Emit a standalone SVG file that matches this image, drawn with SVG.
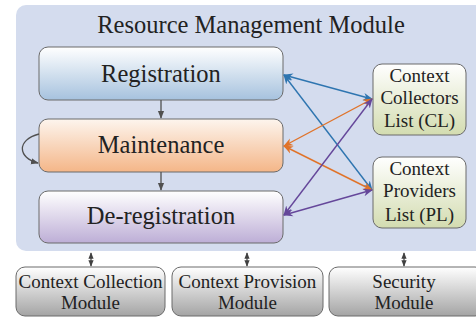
<svg xmlns="http://www.w3.org/2000/svg" width="476" height="320" viewBox="0 0 476 320">
<defs>
<linearGradient id="gBlue" x1="0" y1="0" x2="0" y2="1"><stop offset="0" stop-color="#ffffff"/><stop offset="1" stop-color="#a6c2de"/></linearGradient>
<linearGradient id="gOrange" x1="0" y1="0" x2="0" y2="1"><stop offset="0" stop-color="#fdf5ee"/><stop offset="1" stop-color="#f4b688"/></linearGradient>
<linearGradient id="gPurple" x1="0" y1="0" x2="0" y2="1"><stop offset="0" stop-color="#ffffff"/><stop offset="1" stop-color="#bdaed6"/></linearGradient>
<linearGradient id="gGreen" x1="0" y1="0" x2="0" y2="1"><stop offset="0" stop-color="#ffffff"/><stop offset="1" stop-color="#d3dcb0"/></linearGradient>
<linearGradient id="gGray" x1="0" y1="0" x2="0" y2="1"><stop offset="0" stop-color="#ffffff"/><stop offset="1" stop-color="#a4a4a4"/></linearGradient>
<marker id="aGray" viewBox="0 0 10 10" refX="9" refY="5" markerWidth="6" markerHeight="6" orient="auto-start-reverse"><path d="M0,1 L10,5 L0,9 z" fill="#505050"/></marker>
<marker id="aSmall" viewBox="0 0 10 10" refX="9" refY="5" markerWidth="5" markerHeight="5" orient="auto-start-reverse"><path d="M0,1 L10,5 L0,9 z" fill="#404040"/></marker>
<marker id="aBlue" viewBox="0 0 10 10" refX="9" refY="5" markerWidth="7" markerHeight="7" orient="auto-start-reverse"><path d="M0,1 L10,5 L0,9 L3,5 z" fill="#2e75b0"/></marker>
<marker id="aOrange" viewBox="0 0 10 10" refX="9" refY="5" markerWidth="7" markerHeight="7" orient="auto-start-reverse"><path d="M0,1 L10,5 L0,9 L3,5 z" fill="#e0732a"/></marker>
<marker id="aPurple" viewBox="0 0 10 10" refX="9" refY="5" markerWidth="7" markerHeight="7" orient="auto-start-reverse"><path d="M0,1 L10,5 L0,9 L3,5 z" fill="#65479a"/></marker>
</defs>
<style>
text{font-family:'Liberation Serif','Times New Roman',Times,serif;fill:#222;text-anchor:middle}
.big{font-size:24.5px}
.sm{font-size:19px}
.box{stroke:#6a6a6a;stroke-width:1}
.gl{stroke:#505050;stroke-width:1.3;fill:none}
.cb{stroke:#2e75b0;stroke-width:1.4;fill:none;marker-start:url(#aBlue);marker-end:url(#aBlue)}
.co{stroke:#e0732a;stroke-width:1.4;fill:none;marker-start:url(#aOrange);marker-end:url(#aOrange)}
.cp{stroke:#65479a;stroke-width:1.4;fill:none;marker-start:url(#aPurple);marker-end:url(#aPurple)}
</style>
<rect width="476" height="320" fill="#ffffff"/>
<g font-family="Liberation Serif, Times New Roman, serif">
<g id="rmm">
<rect x="16" y="5" width="470" height="246" rx="10" fill="#d4dcee"/>
<text class="big" x="251" y="33">Resource Management Module</text>
</g>
<g id="registration">
<rect class="box" x="39" y="47" width="244" height="53" rx="9" fill="url(#gBlue)"/>
<text class="big" x="161" y="82">Registration</text>
</g>
<g id="maintenance">
<rect class="box" x="39" y="119" width="244" height="53" rx="9" fill="url(#gOrange)"/>
<text class="big" x="161" y="153">Maintenance</text>
</g>
<g id="deregistration">
<rect class="box" x="39" y="191" width="244" height="52" rx="9" fill="url(#gPurple)"/>
<text class="big" x="161" y="224">De-registration</text>
</g>
<g id="cl">
<rect class="box" x="373" y="64" width="93" height="71" rx="9" fill="url(#gGreen)"/>
<text class="sm" x="419.5" y="82">Context</text>
<text class="sm" x="419.5" y="104">Collectors</text>
<text class="sm" x="419.5" y="127">List (CL)</text>
</g>
<g id="pl">
<rect class="box" x="373" y="157" width="93" height="71" rx="9" fill="url(#gGreen)"/>
<text class="sm" x="419.5" y="175">Context</text>
<text class="sm" x="419.5" y="197">Providers</text>
<text class="sm" x="419.5" y="221">List (PL)</text>
</g>
<g id="ccm">
<rect class="box" x="16" y="267" width="149" height="49" rx="9" fill="url(#gGray)"/>
<text class="sm" x="90.5" y="288">Context Collection</text>
<text class="sm" x="90.5" y="309">Module</text>
</g>
<g id="cpm">
<rect class="box" x="172" y="267" width="151" height="49" rx="9" fill="url(#gGray)"/>
<text class="sm" x="247.5" y="288">Context Provision</text>
<text class="sm" x="247.5" y="309">Module</text>
</g>
<g id="sm">
<rect class="box" x="329" y="267" width="155" height="49" rx="9" fill="url(#gGray)"/>
<text class="sm" x="404" y="288">Security</text>
<text class="sm" x="404" y="309">Module</text>
</g>
</g>
<g id="connectors">
<line class="gl" x1="161" y1="100" x2="161" y2="118" marker-end="url(#aGray)"/>
<line class="gl" x1="161" y1="172" x2="161" y2="190" marker-end="url(#aGray)"/>
<path class="gl" d="M39,134 C16,140 18,158 38,163" marker-end="url(#aGray)"/>
<line class="gl" x1="91" y1="253" x2="91" y2="266" stroke-width="1" marker-start="url(#aSmall)" marker-end="url(#aSmall)"/>
<line class="gl" x1="247" y1="253" x2="247" y2="266" stroke-width="1" marker-start="url(#aSmall)" marker-end="url(#aSmall)"/>
<line class="gl" x1="404" y1="253" x2="404" y2="266" stroke-width="1" marker-start="url(#aSmall)" marker-end="url(#aSmall)"/>
<line class="cb" x1="284" y1="75" x2="372" y2="99"/>
<line class="cb" x1="284" y1="75" x2="372" y2="190"/>
<line class="co" x1="284" y1="146" x2="372" y2="99"/>
<line class="co" x1="284" y1="146" x2="372" y2="190"/>
<line class="cp" x1="284" y1="215" x2="372" y2="99"/>
<line class="cp" x1="284" y1="215" x2="372" y2="190"/>
</g>
</svg>
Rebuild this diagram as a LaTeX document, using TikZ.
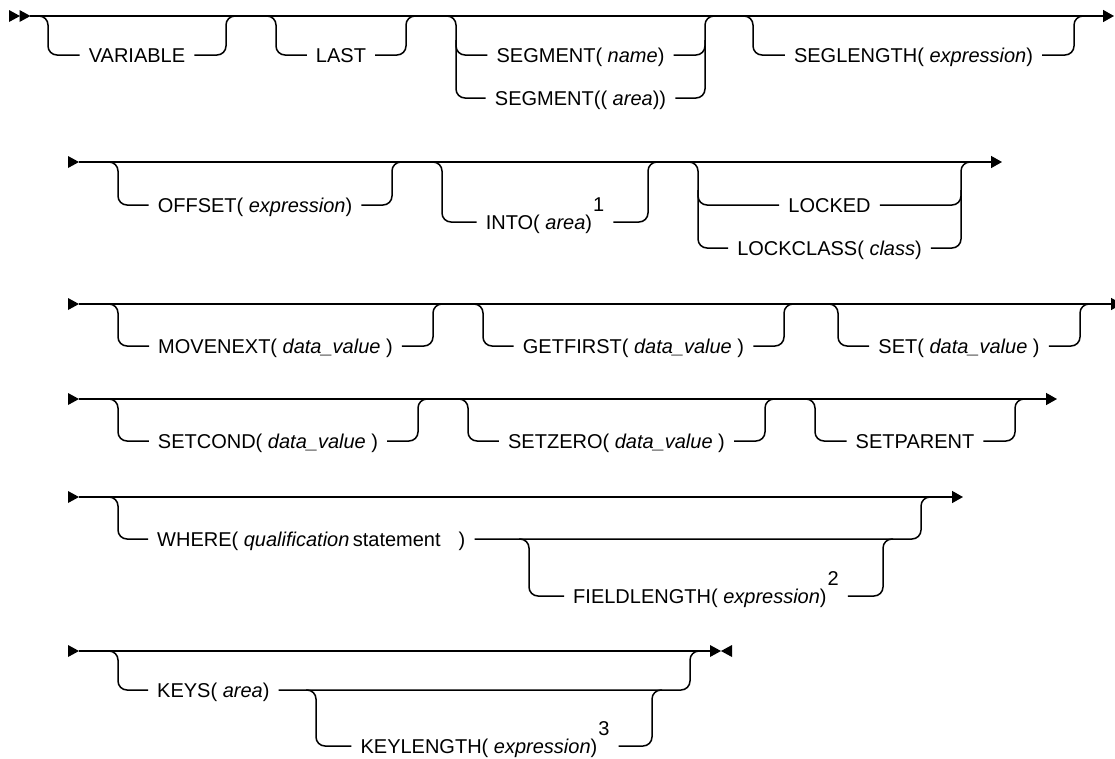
\documentclass[tikz,border=0pt]{standalone}
\usepackage{fontspec}
\setmainfont{Liberation Sans}
\usetikzlibrary{arrows.meta}

% raised footnote number after a keyword
\newcommand{\notemark}[1]{\kern1pt\raisebox{18pt}{\fontsize{20}{20}\selectfont #1}}

\begin{document}
\begin{tikzpicture}[
    x=1pt, y=-1pt,
    track/.style={line width=1.5pt, rounded corners=9pt},
    mainline/.style={line width=1.5pt, -{Triangle[length=11pt,width=12pt]}},
    lbl/.style={font=\fontsize{20}{24}\selectfont, inner xsep=9pt, inner ysep=0pt,
                text height=15pt, text depth=1pt},
    headmark/.pic={\fill (0,-6) -- (11,0) -- (0,6) -- cycle;},
    tailmark/.pic={\fill (11,-6) -- (0,0) -- (11,6) -- cycle;},
    ]
    \useasboundingbox (0,0) rectangle (1115,758);
    \clip (0,0) rectangle (1115,758);

    % --- Row 1 ---
    \pic at (9,16) {headmark};
    \pic at (19.5,16) {headmark};
    \coordinate (r1s) at (30,16);
    \coordinate (r1e) at (1114,16);
    \draw[mainline] (r1s) -- (r1e);

    % VARIABLE
    \node[lbl] (variable) at (137,55) {VARIABLE};
    \draw[track] (38,16) -| (48,55) -- (variable.west);
    \draw[track] (variable.east) -| (226,16) -- (236,16);

    % LAST
    \node[lbl] (last) at (341,55) {LAST};
    \draw[track] (266,16) -| (276,55) -- (last.west);
    \draw[track] (last.east) -| (406,16) -- (416,16);

    % SEGMENT( name ) / SEGMENT(( area ))
    \node[lbl] (segname) at (580.5,55) {SEGMENT( \textit{name})};
    \node[lbl] (segarea) at (580.5,98) {SEGMENT(( \textit{area}))};
    \draw[track] (446,16) -| (456,98) -- (segarea.west);
    \draw[track] (456,40) |- (segname.west);
    \draw[track] (segarea.east) -| (705,16) -- (715,16);
    \draw[track] (segname.east) -| (705,40);

    % SEGLENGTH
    \node[lbl] (seglength) at (913.5,55) {SEGLENGTH( \textit{expression})};
    \draw[track] (743,16) -| (753,55) -- (seglength.west);
    \draw[track] (seglength.east) -| (1074,16) -- (1084,16);

    % --- Row 2 ---
    \pic at (68,162) {headmark};
    \coordinate (r2s) at (79,162);
    \coordinate (r2e) at (1002,162);
    \draw[mainline] (r2s) -- (r2e);

    % OFFSET
    \node[lbl] (offset) at (255,205) {OFFSET( \textit{expression})};
    \draw[track] (108,162) -| (118,205) -- (offset.west);
    \draw[track] (offset.east) -| (392,162) -- (402,162);

    % INTO (note 1)
    \node[lbl] (into) at (545,222) {INTO( \textit{area})\notemark{1}};
    \draw[track] (432,162) -| (442,222) -- (into.west);
    \draw[track] (into.east) -| (648,162) -- (658,162);

    % LOCKED / LOCKCLASS
    \node[lbl] (locked) at (829.5,205) {LOCKED};
    \node[lbl] (lockclass) at (829.5,248) {LOCKCLASS( \textit{class})};
    \draw[track] (688,162) -| (698,248) -- (lockclass.west);
    \draw[track] (698,190) |- (locked.west);
    \draw[track] (lockclass.east) -| (961,162) -- (971,162);
    \draw[track] (locked.east) -| (961,190);

    % --- Row 3 ---
    \pic at (68,304) {headmark};
    \coordinate (r3s) at (79,304);
    \coordinate (r3e) at (1122,304);
    \draw[mainline] (r3s) -- (r3e);

    % MOVENEXT
    \node[lbl] (movenext) at (275.5,346) {MOVENEXT( \textit{data\_value} )};
    \draw[track] (108,304) -| (118,346) -- (movenext.west);
    \draw[track] (movenext.east) -| (433,304) -- (443,304);

    % GETFIRST
    \node[lbl] (getfirst) at (633.5,346) {GETFIRST( \textit{data\_value} )};
    \draw[track] (473,304) -| (483,346) -- (getfirst.west);
    \draw[track] (getfirst.east) -| (784,304) -- (794,304);

    % SET
    \node[lbl] (set) at (959,346) {SET( \textit{data\_value} )};
    \draw[track] (828,304) -| (838,346) -- (set.west);
    \draw[track] (set.east) -| (1080,304) -- (1090,304);

    % --- Row 4 ---
    \pic at (68,399) {headmark};
    \coordinate (r4s) at (79,399);
    \coordinate (r4e) at (1057,399);
    \draw[mainline] (r4s) -- (r4e);

    % SETCOND
    \node[lbl] (setcond) at (268,441) {SETCOND( \textit{data\_value} )};
    \draw[track] (108,399) -| (118,441) -- (setcond.west);
    \draw[track] (setcond.east) -| (418,399) -- (428,399);

    % SETZERO
    \node[lbl] (setzero) at (616.5,441) {SETZERO( \textit{data\_value} )};
    \draw[track] (458,399) -| (468,441) -- (setzero.west);
    \draw[track] (setzero.east) -| (765,399) -- (775,399);

    % SETPARENT
    \node[lbl] (setparent) at (915,441) {SETPARENT};
    \draw[track] (805,399) -| (815,441) -- (setparent.west);
    \draw[track] (setparent.east) -| (1015,399) -- (1025,399);

    % --- Row 5 ---
    \pic at (68,497) {headmark};
    \coordinate (r5s) at (79,497);
    \coordinate (r5e) at (963,497);
    \draw[mainline] (r5s) -- (r5e);

    % WHERE, with FIELDLENGTH (note 2) inside it
    \node[lbl, anchor=west] (where) at (148,539)
        {WHERE( \textit{qualification}\,statement\hspace{18pt})};
    \draw[track] (108,497) -| (118,539) -- (where.west);
    \draw[track] (where.east) -| (921,497) -- (931,497);
    \node[lbl] (fieldlength) at (706,596)
        {FIELDLENGTH( \textit{expression})\notemark{2}};
    \draw[track] (519,539) -| (529,596) -- (fieldlength.west);
    \draw[track] (fieldlength.east) -| (883,539) -- (893,539);

    % --- Row 6 ---
    \pic at (68,651) {headmark};
    \coordinate (r6s) at (79,651);
    \coordinate (r6e) at (710,651);
    \draw[line width=1.5pt] (r6s) -- (r6e);
    \pic at (710,651) {headmark};
    \pic at (721,651) {tailmark};

    % KEYS, with KEYLENGTH (note 3) inside it
    \node[lbl, anchor=west] (keys) at (148,690) {KEYS( \textit{area})};
    \draw[track] (108,651) -| (118,690) -- (keys.west);
    \draw[track] (keys.east) -| (690,651) -- (700,651);
    \node[lbl] (keylength) at (485,746)
        {KEYLENGTH( \textit{expression})\notemark{3}};
    \draw[track] (306,690) -| (316,746) -- (keylength.west);
    \draw[track] (keylength.east) -| (652,690) -- (662,690);

\end{tikzpicture}
\end{document}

## DIRECTION
Keep to the lines above from the line with "Rebuild this diagram" to the line with "(r1s) -- (r1e);", and set down exactly those, inclusive, with nothing else and every picture left out.

## EXERCISE SOLUTION
Rebuild this diagram as a LaTeX document, using TikZ.
\documentclass[tikz,border=0pt]{standalone}
\usepackage{fontspec}
\setmainfont{Liberation Sans}
\usetikzlibrary{arrows.meta}

% raised footnote number after a keyword
\newcommand{\notemark}[1]{\kern1pt\raisebox{18pt}{\fontsize{20}{20}\selectfont #1}}

\begin{document}
\begin{tikzpicture}[
    x=1pt, y=-1pt,
    track/.style={line width=1.5pt, rounded corners=9pt},
    mainline/.style={line width=1.5pt, -{Triangle[length=11pt,width=12pt]}},
    lbl/.style={font=\fontsize{20}{24}\selectfont, inner xsep=9pt, inner ysep=0pt,
                text height=15pt, text depth=1pt},
    headmark/.pic={\fill (0,-6) -- (11,0) -- (0,6) -- cycle;},
    tailmark/.pic={\fill (11,-6) -- (0,0) -- (11,6) -- cycle;},
    ]
    \useasboundingbox (0,0) rectangle (1115,758);
    \clip (0,0) rectangle (1115,758);

    % --- Row 1 ---
    \pic at (9,16) {headmark};
    \pic at (19.5,16) {headmark};
    \coordinate (r1s) at (30,16);
    \coordinate (r1e) at (1114,16);
    \draw[mainline] (r1s) -- (r1e);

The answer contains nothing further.